Friday, 16 April 2010

Comminution '10- the final day

Fine grinding dominated the final day of the conference. Stirred mills were originally developed for ultrafine grinding, but their use is now extending into coarser grinding applications, as discussed yesterday by Graham Davey of Metso, and further today by Hans de Waal of Xstrata Technology, South Africa. He showed how the IsaMill has shifted from its birthplace in the realm of complex, fine-grained ore bodies into mainstream coarse applications.

As Malcolm Powell, of Australia's JKMRC, discussed in the final paper of the day, enlightened circuit design is essential to the take-up of such new equipment, otherwise we will not capture the full potential benefit, or even lose the benefit altogether.

This has been an excellent conference, very intensive, with 71 presentations, and has shown that comminution continues to evolve and develop at an increasingly rapid pace. I found it difficult to sum up the conference at the end, as there has been so many cutting-edge papers, with the introduction of new techniques, such as positron emission particle tracking, and the continuing development of DEM modelling and other advanced technology.

At the turn of the 20th century stamp mills were superceded by rod and ball mills and I wonder if, 100 years later, ball mills are now set to become replaced by circuits such as HPGR-stirred mills.

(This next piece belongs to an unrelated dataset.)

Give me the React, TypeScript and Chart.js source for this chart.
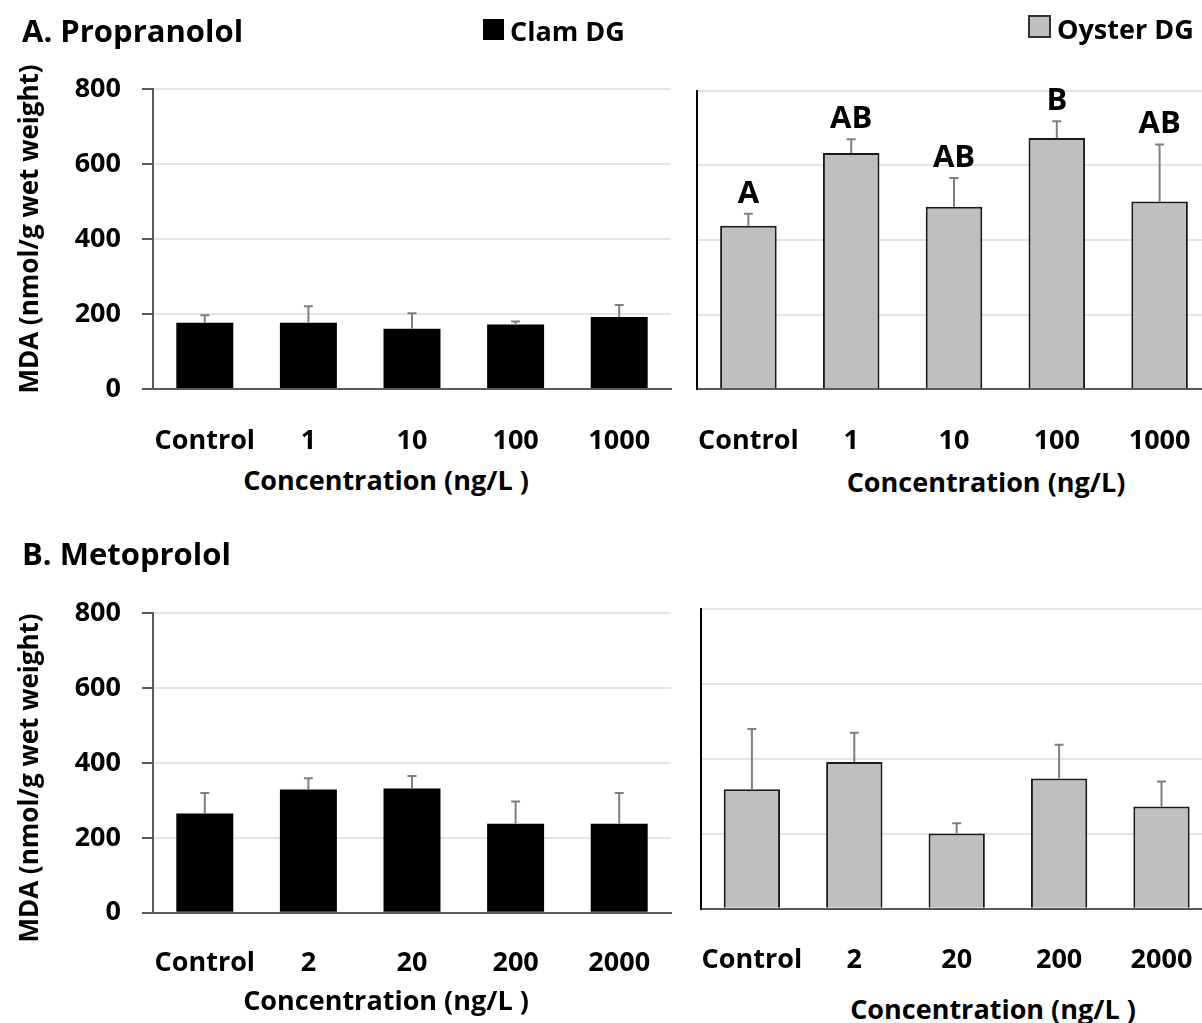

Maybe we will find out at Comminution '12, which will be held at the Vineyard Hotel, Cape Town from April 17-20, 2012.

I would  like to thank our sponsors for their support and also to the presenters and chairmen.  This is perhaps the first conference that I have attended where everything has run on time, leaving plenty of scope for discussions in coffee and lunch breaks.

My only hope now is that our European delegates (and the MEI team!) are not seriously delayed on their return journeys, as many international airports, including those in the UK, remain closed, due to the Icelandic volcano eruption.  However, there are worse places in the world to be stranded than Cape Town! 

It would be interesting to hear of your adventures getting back home.